The town of Buffalo, New York, is a place where winter is harsh. This year, it’s been even more so, and at least one local businessman is being smart about setting up his commercial space for an economic advantage when it comes to indoor climate control. Davidson Rafailidis Architecture was commissioned to renovate this hundred-year-old storefront into a café space with no mechanical heating or cooling.
It’s highly unusual for a building in a place like Buffalo to go without the need for mechanical heating and cooling of any kind. This café space is still cozy as can be, though, as it relies on masonry heat, which utilizes the energy from just six logs a day to heat the small space. Can you imagine the freedom of running a beautiful café in this space without worrying about how you’ll pay for the heat during the long winter?
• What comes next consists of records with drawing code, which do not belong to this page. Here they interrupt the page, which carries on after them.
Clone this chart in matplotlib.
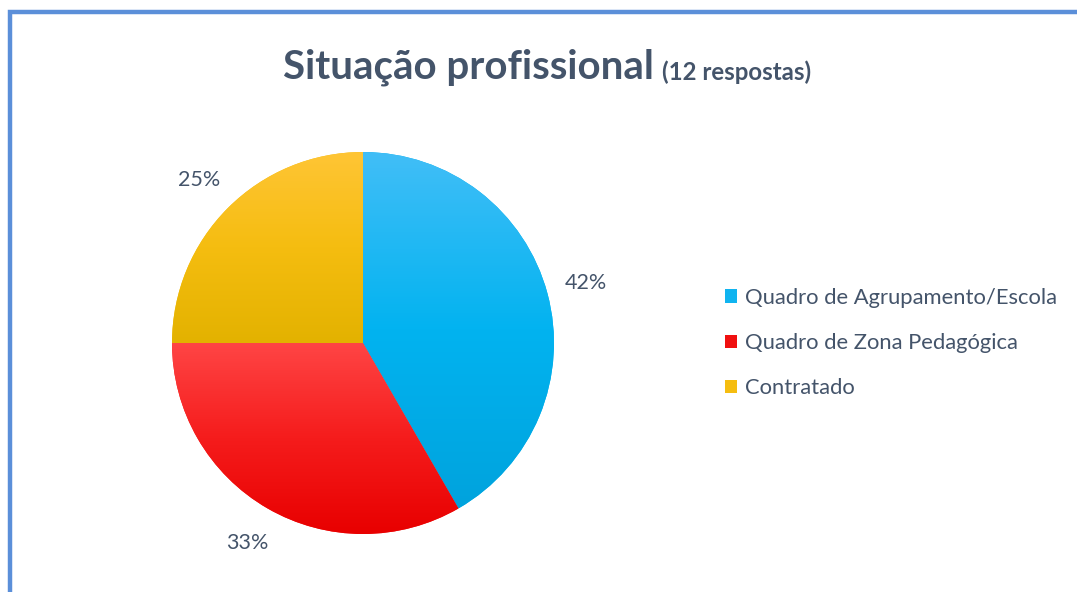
import numpy as np
import matplotlib.pyplot as plt
from matplotlib.patches import Rectangle, Patch
from matplotlib.colors import LinearSegmentedColormap

plt.rcParams['font.family'] = ['Lato', 'DejaVu Sans']

categories = ['Quadro de Agrupamento/Escola', 'Quadro de Zona Pedagógica', 'Contratado']
counts = [5, 4, 3]
pct_labels = ['42%', '33%', '25%']
top_colors = ['#42bef7', '#ff4545', '#ffc535']
mid_colors = ['#02b3f0', '#f51c1c', '#f5bd10']
bottom_colors = ['#00a3dd', '#e80000', '#e3b200']
legend_colors = ['#10b4f0', '#f01010', '#f5bd10']

W, H = 1077, 592
fig = plt.figure(figsize=(W / 100, H / 100), dpi=100)
ax = fig.add_axes([0, 0, 1, 1])

cx, cy, r = 363, H - 343, 191
wedges, _ = ax.pie(counts, colors=mid_colors, startangle=90, counterclock=False,
                   center=(cx, cy), radius=r, wedgeprops=dict(linewidth=0))
ax.set_xlim(0, W)
ax.set_ylim(0, H)
ax.axis('off')

# percentage labels outside the slices, centred on the mid-angle
for w, lab in zip(wedges, pct_labels):
    ang = np.deg2rad((w.theta1 + w.theta2) / 2)
    ax.text(cx + 1.21 * r * np.cos(ang), cy + 1.21 * r * np.sin(ang), lab,
            fontsize=15.5, color='#44546a', ha='center', va='center')

# vertical gradient inside each slice, spanning the slice's own height
grad = np.linspace(0, 1, 256).reshape(-1, 1)
for w, c0, cm, c1 in zip(wedges, top_colors, mid_colors, bottom_colors):
    ext = w.get_path().get_extents(w.get_patch_transform())
    cmap = LinearSegmentedColormap.from_list('g', [c1, cm, c0])
    im = ax.imshow(grad, cmap=cmap, origin='lower', aspect='auto',
                   extent=(ext.x0, ext.x1, ext.y0, ext.y1), zorder=1.5)
    im.set_clip_path(w)
ax.set_xlim(0, W)
ax.set_ylim(0, H)

# title
t1 = ax.text(283, H - 78, 'Situação profissional', fontsize=29, fontweight='bold',
             color='#44546a', ha='left', va='baseline')
ax.annotate('(12 respostas)', xy=(1, 0), xycoords=t1, xytext=(6, 1),
            textcoords='offset points', fontsize=17.3, fontweight='bold',
            color='#44546a', ha='left', va='bottom')

# legend
handles = [Patch(facecolor=c, label=l) for c, l in zip(legend_colors, categories)]
fig.legend(handles=handles, loc='center left', bbox_to_anchor=(714 / W, 1 - 343 / H),
           frameon=False, fontsize=15.8, labelcolor='#44546a', handlelength=0.55,
           handleheight=0.55, handletextpad=0.35, labelspacing=1.15, borderpad=0)

# outer border
fig.patches.append(Rectangle((10 / W, -0.1), 1.2, (H - 12) / H + 0.1, transform=fig.transFigure,
                             fill=False, edgecolor='#5b8fd9', linewidth=3.2))

fig.savefig('out.png', dpi=100)
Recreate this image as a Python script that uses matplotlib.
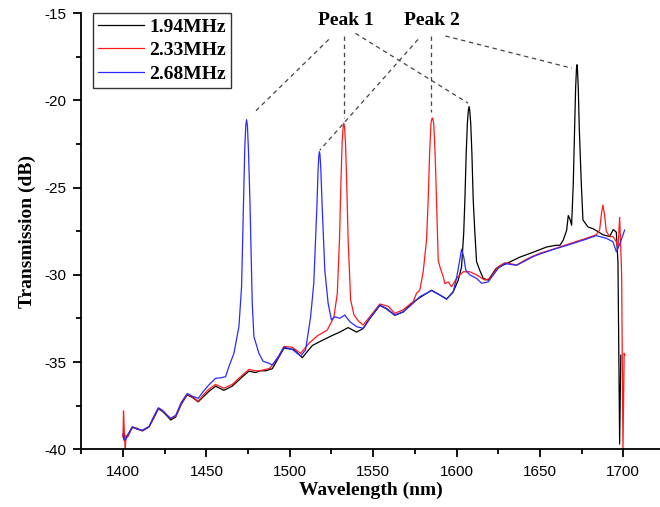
import matplotlib
matplotlib.use('Agg')
import matplotlib.pyplot as plt
from matplotlib.ticker import MultipleLocator

# 1.94 MHz (black)
wl_194 = [1400.0, 1400.8, 1401.6, 1402.6, 1405.6, 1408.5, 1411.6, 1415.6, 1418.5, 1421.2,
          1423.6, 1426.5, 1428.6, 1431.6, 1435.0, 1438.5, 1441.5, 1445.1, 1448.0, 1451.5,
          1455.5, 1460.5, 1465.5, 1471.5, 1475.5, 1479.5, 1482.0, 1485.5, 1489.5, 1493.0,
          1496.5, 1502.5, 1507.5, 1510.5, 1513.5, 1517.5, 1521.5, 1526.0, 1530.0, 1535.0,
          1540.0, 1544.0, 1548.0, 1554.0, 1558.0, 1563.0, 1568.0, 1572.0, 1578.0, 1585.0,
          1590.0, 1594.0, 1598.0, 1601.0, 1603.0, 1604.3, 1605.0, 1605.8, 1606.5, 1607.1,
          1607.5, 1607.9, 1608.5, 1609.2, 1610.0, 1611.0, 1612.0, 1614.0, 1616.0, 1619.0,
          1623.8, 1630.0, 1638.0, 1646.0, 1654.0, 1659.8, 1662.0, 1664.0, 1666.0, 1667.0,
          1668.0, 1669.0, 1670.0, 1670.8, 1671.4, 1671.9, 1672.2, 1672.5, 1673.0, 1673.6,
          1674.8, 1675.8, 1678.8, 1681.8, 1684.8, 1687.8, 1691.8, 1694.0, 1695.8, 1696.8,
          1697.8, 1698.5]
db_194 = [-39.2, -39.5, -39.3, -39.3, -38.75, -38.8, -38.95, -38.72, -38.2, -37.68,
          -37.82, -38.1, -38.32, -38.15, -37.4, -36.88, -37.02, -37.28, -37.0, -36.68,
          -36.38, -36.62, -36.38, -35.85, -35.52, -35.6, -35.5, -35.5, -35.38, -34.8,
          -34.2, -34.28, -34.75, -34.4, -34.05, -33.85, -33.66, -33.45, -33.28, -33.02,
          -33.28, -33.08, -32.5, -31.75, -31.95, -32.32, -32.13, -31.7, -31.3, -30.88,
          -31.15, -31.38, -30.98, -30.3, -29.55, -27.6, -25.7, -23.0, -21.3, -20.55,
          -20.35, -20.55, -21.3, -23.0, -25.7, -27.6, -29.24, -29.75, -30.2, -30.3,
          -29.62, -29.35, -28.98, -28.7, -28.4, -28.3, -28.3, -28.0, -27.45, -26.6,
          -26.8, -27.15, -24.75, -21.6, -19.3, -18.2, -17.95, -18.2, -19.3, -21.6,
          -24.75, -26.85, -27.25, -27.35, -27.52, -27.7, -27.8, -27.4, -27.55, -29.3,
          -39.7, -34.6]

# 2.33 MHz (red)
wl_233 = [1400.0, 1400.3, 1400.8, 1401.3, 1401.8, 1402.6, 1405.6, 1408.5, 1411.6, 1415.6,
          1418.5, 1421.2, 1423.6, 1426.5, 1428.6, 1431.6, 1435.0, 1438.5, 1441.5, 1445.1,
          1448.0, 1451.5, 1455.5, 1460.5, 1465.5, 1471.5, 1475.5, 1479.5, 1482.0, 1488.0,
          1493.0, 1496.5, 1501.5, 1506.5, 1511.5, 1516.5, 1522.5, 1526.5, 1528.5, 1529.8,
          1530.7, 1531.4, 1532.0, 1532.4, 1532.8, 1533.4, 1534.1, 1535.0, 1536.5, 1538.5,
          1541.5, 1544.0, 1548.0, 1554.0, 1559.0, 1563.0, 1568.0, 1574.0, 1576.0, 1578.0,
          1580.0, 1582.0, 1583.0, 1583.9, 1584.7, 1585.2, 1585.5, 1585.8, 1586.3, 1587.1,
          1588.0, 1589.0, 1590.0, 1592.0, 1593.0, 1595.0, 1597.0, 1600.0, 1604.0, 1608.0,
          1612.0, 1617.0, 1620.0, 1625.0, 1629.0, 1636.0, 1641.0, 1646.0, 1650.0, 1657.8,
          1669.7, 1677.8, 1683.7, 1685.8, 1687.0, 1687.8, 1688.8, 1689.8, 1691.8, 1693.8,
          1695.8, 1696.8, 1697.8, 1698.5, 1699.0, 1699.8, 1700.5, 1700.9]
db_233 = [-39.3, -37.8, -39.0, -40.05, -39.2, -39.3, -38.72, -38.85, -38.92, -38.7,
          -38.15, -37.65, -37.78, -38.05, -38.25, -38.1, -37.35, -36.85, -36.98, -37.25,
          -36.9, -36.55, -36.28, -36.5, -36.28, -35.75, -35.42, -35.5, -35.5, -35.36,
          -34.75, -34.1, -34.15, -34.5, -33.92, -33.5, -33.16, -32.4, -31.06, -28.0,
          -24.6, -22.4, -21.5, -21.3, -21.5, -22.4, -24.6, -28.0, -31.44, -32.3,
          -32.68, -32.87, -32.4, -31.67, -31.8, -32.2, -32.0, -31.54, -31.05, -30.87,
          -29.82, -28.0, -25.7, -22.9, -21.3, -21.05, -21.0, -21.05, -21.3, -22.9,
          -25.7, -29.15, -29.53, -30.1, -30.5, -30.4, -30.68, -30.19, -29.82, -29.82,
          -30.0, -30.3, -30.2, -29.53, -29.3, -29.43, -29.15, -28.92, -28.76, -28.53,
          -28.15, -27.9, -27.7, -27.43, -26.4, -26.0, -26.6, -27.5, -27.8, -27.8,
          -28.1, -28.5, -26.7, -28.5, -30.0, -40.05, -34.5, -34.6]

# 2.68 MHz (blue)
wl_268 = [1400.0, 1400.8, 1401.6, 1402.6, 1405.6, 1408.5, 1411.6, 1415.6, 1418.5, 1421.2,
          1423.6, 1426.5, 1428.6, 1431.6, 1435.0, 1438.5, 1441.5, 1445.1, 1448.0, 1451.5,
          1455.5, 1458.5, 1461.5, 1463.5, 1466.5, 1469.5, 1471.1, 1472.3, 1473.0, 1473.6,
          1474.1, 1474.6, 1475.2, 1476.1, 1477.5, 1478.5, 1481.5, 1484.0, 1487.5, 1489.5,
          1493.0, 1496.5, 1501.5, 1506.5, 1509.5, 1512.5, 1514.4, 1516.3, 1517.0, 1517.5,
          1517.8, 1518.1, 1518.6, 1519.4, 1521.0, 1523.0, 1525.0, 1527.0, 1530.0, 1533.0,
          1536.0, 1540.0, 1544.0, 1548.0, 1554.0, 1558.0, 1563.0, 1568.0, 1572.0, 1578.0,
          1585.0, 1590.0, 1594.0, 1598.0, 1600.0, 1601.6, 1603.0, 1604.3, 1605.5, 1608.0,
          1612.0, 1615.0, 1619.0, 1625.0, 1629.0, 1636.0, 1641.0, 1646.0, 1650.0, 1657.8,
          1669.7, 1677.8, 1683.7, 1689.8, 1693.8, 1695.8, 1698.0, 1700.8]
db_268 = [-39.1, -39.4, -39.47, -39.2, -38.7, -38.85, -38.9, -38.7, -38.1, -37.62,
          -37.76, -38.05, -38.22, -38.05, -37.3, -36.8, -36.95, -37.08, -36.7, -36.31,
          -35.93, -35.9, -35.84, -35.26, -34.5, -32.97, -30.68, -25.7, -22.8, -21.45,
          -21.1, -21.45, -22.8, -25.7, -31.63, -33.54, -34.5, -34.95, -35.07, -35.17,
          -34.7, -34.15, -34.27, -34.65, -34.3, -32.4, -30.48, -26.0, -23.9, -23.1,
          -22.94, -23.1, -23.9, -26.0, -29.72, -31.63, -32.59, -32.4, -32.49, -32.3,
          -32.68, -32.97, -33.06, -32.49, -31.73, -31.92, -32.3, -32.11, -31.8, -31.25,
          -30.9, -31.15, -31.4, -30.96, -30.19, -29.33, -28.53, -28.96, -29.72, -30.0,
          -30.2, -30.48, -30.4, -29.62, -29.35, -29.45, -29.2, -28.95, -28.8, -28.55,
          -28.2, -27.95, -27.75, -27.9, -28.1, -28.67, -28.2, -27.43]

series_labels = ['1.94MHz', '2.33MHz', '2.68MHz']
series_colors = ['black', '#ff1a1a', '#2b2bff']

peak_labels = ['Peak 1', 'Peak 2']
peak_label_xy = [(1533.6, -15.4), (1585.1, -15.4)]
# leader lines: (start, end) per label
leaders = [
    [((1523.4, -16.5), (1478.5, -20.7)), ((1532.6, -16.3), (1532.6, -21.0)), ((1539.4, -16.15), (1606.9, -20.15))],
    [((1576.9, -16.5), (1518.0, -22.85)), ((1584.5, -16.3), (1584.5, -20.65)), ((1593.3, -16.3), (1669.2, -18.15))],
]

serif = 'Liberation Serif'
plt.rcParams['font.family'] = 'Liberation Sans'
plt.rcParams['axes.unicode_minus'] = False

fig = plt.figure(figsize=(6.6, 5.07), dpi=100)
ax = fig.add_axes([0.1232, 0.1138, 0.8768, 0.86])

for wl, db, lab, c in zip([wl_194, wl_233, wl_268], [db_194, db_233, db_268], series_labels, series_colors):
    ax.plot(wl, db, color=c, lw=0.9, label=lab)

for i, name in enumerate(peak_labels):
    ax.text(peak_label_xy[i][0], peak_label_xy[i][1], name, ha='center', va='center',
            fontfamily=serif, fontweight='bold', fontsize=14, clip_on=False)
    for (x0, y0), (x1, y1) in leaders[i]:
        ax.plot([x0, x1], [y0, y1], color='#444444', lw=0.9, ls=(0, (3.5, 3)), clip_on=False)

ax.set_xlim(1375, 1722)
ax.set_ylim(-40, -15)
ax.xaxis.set_major_locator(MultipleLocator(50))
ax.xaxis.set_minor_locator(MultipleLocator(25))
ax.yaxis.set_major_locator(MultipleLocator(5))
ax.yaxis.set_minor_locator(MultipleLocator(2.5))
ax.tick_params(which='major', direction='out', length=6, width=1.3, labelsize=11, pad=5)
ax.tick_params(which='minor', direction='out', length=3.5, width=1.3)
for s in ['top', 'right']:
    ax.spines[s].set_visible(False)
for s in ['left', 'bottom']:
    ax.spines[s].set_linewidth(1.3)

ax.set_xlabel('Wavelength (nm)', fontfamily=serif, fontweight='bold', fontsize=14, labelpad=2)
ax.set_ylabel('Transmission (dB)', fontfamily=serif, fontweight='bold', fontsize=14, labelpad=6)

leg = ax.legend(loc='upper left', bbox_to_anchor=(0.02, 1.0), borderaxespad=0, fancybox=False,
                prop={'family': serif, 'weight': 'bold', 'size': 14}, handlelength=2.4,
                handletextpad=0.25, labelspacing=0.3, borderpad=0.25)
leg.get_frame().set_edgecolor('black')
leg.get_frame().set_linewidth(1.0)

fig.savefig('out.png', dpi=100)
Architects Stephanie Davidson and Georg Rafailidis, who are also faculty members faculty members in the UB Department of Architecture, designed the renovation using a heating system called a kachelofen. It works by burning wood in a super-heated firebox, much like a wood-fired pizza oven. The hot smoke travels horizontally, instead of upwards, into a rectangular flue before rising up through a chimney.
That horizontal flue is the genius part of the heating equation. It stores and radiates heat through a 15-foot-long box that envelops a looped passageway twice that length.
Rafailidis, a UB assistant professor of architecture, explains how this café actively engages customers in their relationship to the heating and cooling system, which is not a common experience. “When you come into this café, you suddenly experience something you never think about—you’re intimately engaged with the heating and cooling systems,” he said. “These mechanisms are usually hidden, but in our design, we bring it out.”
The café project is the result of renovations on a century-old storefront, commissioned by the building’s owner, in a determined push to attract upper end tenants. Currently, there is no business operating in the beautiful space, but that will change soon after the building owner decides on a suitable occupant.